Return each line of the data below verbatim; pictures are to be left out.

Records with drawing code
══════

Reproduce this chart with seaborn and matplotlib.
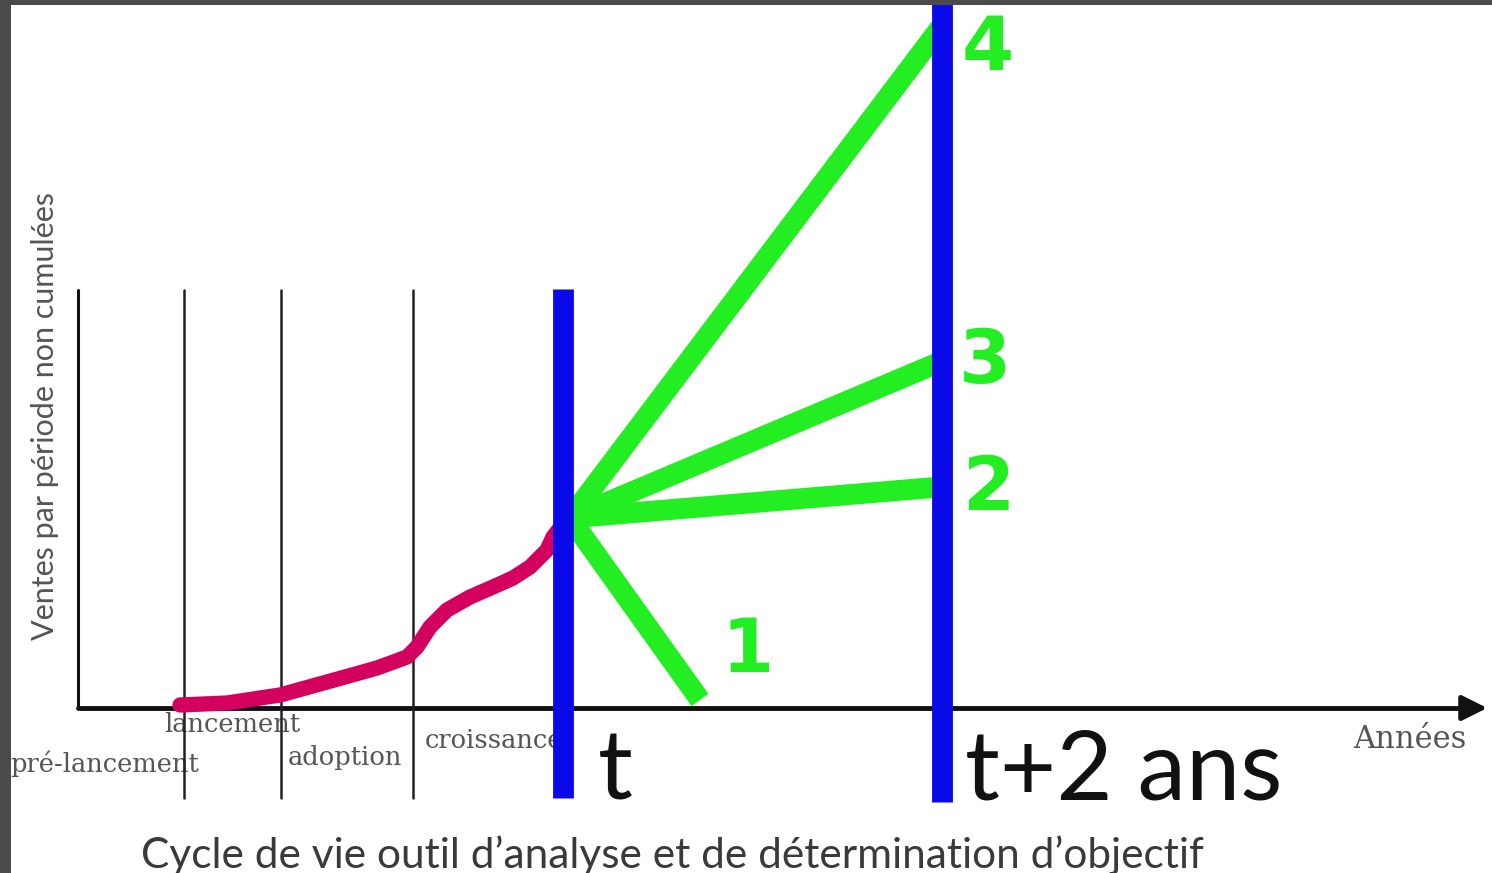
import numpy as np
import pandas as pd
import matplotlib
matplotlib.use("Agg")
import matplotlib.pyplot as plt
import seaborn as sns

# phase boundaries and key years (x in horizontal units, y in sales units)
phase_x = [106, 203, 335]
phase_top, phase_bottom = 418, -90
t_x, t2_x = 485, 864
t_top, t2_top = 419, 708
blue_bottom = [-90, -94]

# sales curve up to year t
curve_x = [102, 149, 202, 249, 299, 329, 339, 352, 369, 392, 415, 435, 452, 469, 475, 482]
curve_y = [3, 5, 13, 26, 40, 51, 61, 81, 98, 111, 121, 130, 141, 158, 171, 180]

# four scenarios from t to t+2
start = (492, 190)
scen_labels = ['1', '2', '3', '4']
scen_end_x = [622, 862, 862, 862]
scen_end_y = [8, 221, 346, 680]
scen_lab_x = [670, 910, 907, 910]
scen_lab_y = [56, 218, 345, 658]

phase_names = ['pré-lancement', 'lancement', 'adoption', 'croissance']
phase_lab_x = [27, 154, 267, 347]
phase_lab_y = [-56, -16, -49, -32]

sns.set_theme(style="white")
plt.rcParams['font.family'] = ['DejaVu Sans']

fig = plt.figure(figsize=(14.92, 8.73), dpi=100)
ax = fig.add_axes([0, 0, 1, 1])
ax.set_xlim(-78, 1414)
ax.set_ylim(-165, 708)
ax.axis('off')

blue = '#0a0ae8'
green = '#22ee22'
pink = '#d4005f'

# axes
ax.plot([0, 0], [0, phase_top], color='#111111', lw=2.2, zorder=2)
ax.plot([0, 1390], [0, 0], color='#111111', lw=3.5, zorder=2)
ax.annotate('', xy=(1412, 0), xytext=(1380, 0),
            arrowprops=dict(arrowstyle='-|>', color='#111111', lw=3.5, mutation_scale=38))

for x in phase_x:
    ax.plot([x, x], [phase_bottom, phase_top], color='#222222', lw=1.8, zorder=2)

# sales curve
curve = pd.DataFrame({'x': curve_x, 'y': curve_y})
sns.lineplot(data=curve, x='x', y='y', ax=ax, color=pink, lw=11,
             solid_capstyle='round', solid_joinstyle='round', zorder=3)

# scenarios
for ex, ey in zip(scen_end_x, scen_end_y):
    ax.plot([start[0], ex], [start[1], ey], color=green, lw=15,
            solid_capstyle='butt', zorder=3)
for lab, lx, ly in zip(scen_labels, scen_lab_x, scen_lab_y):
    ax.text(lx, ly, lab, color=green, fontsize=54, fontweight='bold',
            ha='center', va='center', family='DejaVu Sans', zorder=5)

# year markers
ax.plot([t_x, t_x], [blue_bottom[0], t_top], color=blue, lw=15, solid_capstyle='butt', zorder=4)
ax.plot([t2_x, t2_x], [blue_bottom[1], t2_top], color=blue, lw=15, solid_capstyle='butt', zorder=4)

ax.text(520, -92, 't', fontsize=70, color='#111111', ha='left', va='baseline', family='Lato')
ax.text(887, -92, 't+2 ans', fontsize=70, color='#111111', ha='left', va='baseline', family='Lato')

# phase labels
for name, lx, ly in zip(phase_names, phase_lab_x, phase_lab_y):
    ha = 'left' if name == 'croissance' else 'center'
    ax.text(lx, ly, name, fontsize=18.5, color='#555555', ha=ha, va='center',
            family='DejaVu Serif', zorder=1)

ax.text(1332, -32, 'Années', fontsize=22, color='#555555', ha='center', va='center',
        family='DejaVu Serif')
ax.text(-33, 292, 'Ventes par période non cumulées', fontsize=22, color='#555555',
        rotation=90, ha='center', va='center', family='Lato')
ax.text(594, -147, "Cycle de vie outil d’analyse et de détermination d’objectif",
        fontsize=30.5, color='#3a3a3a', ha='center', va='center', family='Lato')

# dark frame on left and top
ax.axvspan(-78, -67, color='#4a4a4a', zorder=10, lw=0)
ax.axhspan(703, 708, color='#4a4a4a', zorder=10, lw=0)

fig.savefig('out.png', dpi=100, facecolor='white')
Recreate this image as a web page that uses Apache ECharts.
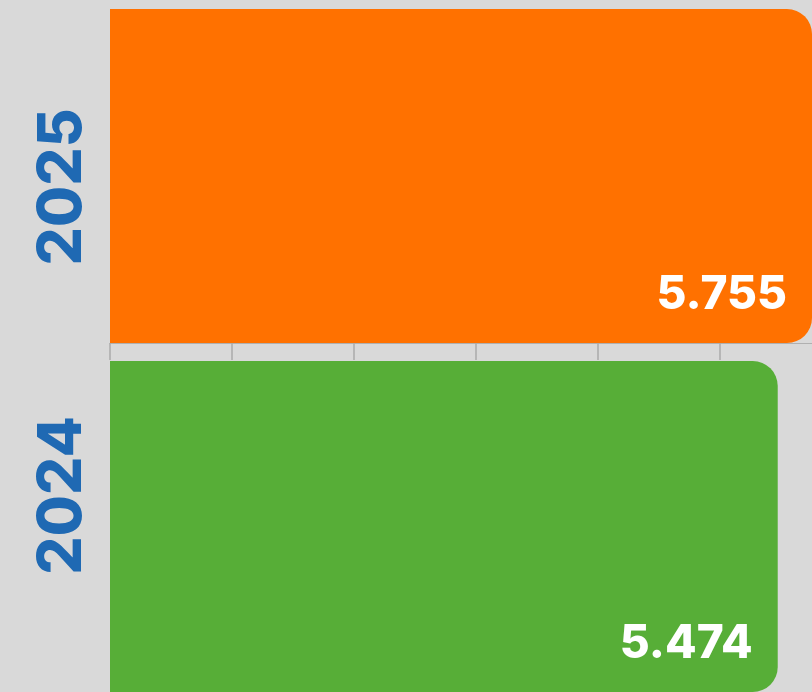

══════

■ Written solution ■
Reproduce this chart with seaborn and matplotlib.
import numpy as np
import pandas as pd
import matplotlib
matplotlib.use("Agg")
import matplotlib.pyplot as plt
import seaborn as sns

# phase boundaries and key years (x in horizontal units, y in sales units)
phase_x = [106, 203, 335]
phase_top, phase_bottom = 418, -90
t_x, t2_x = 485, 864
t_top, t2_top = 419, 708
blue_bottom = [-90, -94]

# sales curve up to year t
curve_x = [102, 149, 202, 249, 299, 329, 339, 352, 369, 392, 415, 435, 452, 469, 475, 482]
curve_y = [3, 5, 13, 26, 40, 51, 61, 81, 98, 111, 121, 130, 141, 158, 171, 180]

# four scenarios from t to t+2
start = (492, 190)
scen_labels = ['1', '2', '3', '4']
scen_end_x = [622, 862, 862, 862]
scen_end_y = [8, 221, 346, 680]
scen_lab_x = [670, 910, 907, 910]
scen_lab_y = [56, 218, 345, 658]

phase_names = ['pré-lancement', 'lancement', 'adoption', 'croissance']
phase_lab_x = [27, 154, 267, 347]
phase_lab_y = [-56, -16, -49, -32]

sns.set_theme(style="white")
plt.rcParams['font.family'] = ['DejaVu Sans']

fig = plt.figure(figsize=(14.92, 8.73), dpi=100)
ax = fig.add_axes([0, 0, 1, 1])
ax.set_xlim(-78, 1414)
ax.set_ylim(-165, 708)
ax.axis('off')

blue = '#0a0ae8'
green = '#22ee22'
pink = '#d4005f'

# axes
ax.plot([0, 0], [0, phase_top], color='#111111', lw=2.2, zorder=2)
ax.plot([0, 1390], [0, 0], color='#111111', lw=3.5, zorder=2)
ax.annotate('', xy=(1412, 0), xytext=(1380, 0),
            arrowprops=dict(arrowstyle='-|>', color='#111111', lw=3.5, mutation_scale=38))

for x in phase_x:
    ax.plot([x, x], [phase_bottom, phase_top], color='#222222', lw=1.8, zorder=2)

# sales curve
curve = pd.DataFrame({'x': curve_x, 'y': curve_y})
sns.lineplot(data=curve, x='x', y='y', ax=ax, color=pink, lw=11,
             solid_capstyle='round', solid_joinstyle='round', zorder=3)

# scenarios
for ex, ey in zip(scen_end_x, scen_end_y):
    ax.plot([start[0], ex], [start[1], ey], color=green, lw=15,
            solid_capstyle='butt', zorder=3)
for lab, lx, ly in zip(scen_labels, scen_lab_x, scen_lab_y):
    ax.text(lx, ly, lab, color=green, fontsize=54, fontweight='bold',
            ha='center', va='center', family='DejaVu Sans', zorder=5)

# year markers
ax.plot([t_x, t_x], [blue_bottom[0], t_top], color=blue, lw=15, solid_capstyle='butt', zorder=4)
ax.plot([t2_x, t2_x], [blue_bottom[1], t2_top], color=blue, lw=15, solid_capstyle='butt', zorder=4)

ax.text(520, -92, 't', fontsize=70, color='#111111', ha='left', va='baseline', family='Lato')
ax.text(887, -92, 't+2 ans', fontsize=70, color='#111111', ha='left', va='baseline', family='Lato')

# phase labels
for name, lx, ly in zip(phase_names, phase_lab_x, phase_lab_y):
    ha = 'left' if name == 'croissance' else 'center'
    ax.text(lx, ly, name, fontsize=18.5, color='#555555', ha=ha, va='center',
            family='DejaVu Serif', zorder=1)

ax.text(1332, -32, 'Années', fontsize=22, color='#555555', ha='center', va='center',
        family='DejaVu Serif')
ax.text(-33, 292, 'Ventes par période non cumulées', fontsize=22, color='#555555',
        rotation=90, ha='center', va='center', family='Lato')
ax.text(594, -147, "Cycle de vie outil d’analyse et de détermination d’objectif",
        fontsize=30.5, color='#3a3a3a', ha='center', va='center', family='Lato')

# dark frame on left and top
ax.axvspan(-78, -67, color='#4a4a4a', zorder=10, lw=0)
ax.axhspan(703, 708, color='#4a4a4a', zorder=10, lw=0)

fig.savefig('out.png', dpi=100, facecolor='white')
Recreate this image as a web page that uses Apache ECharts.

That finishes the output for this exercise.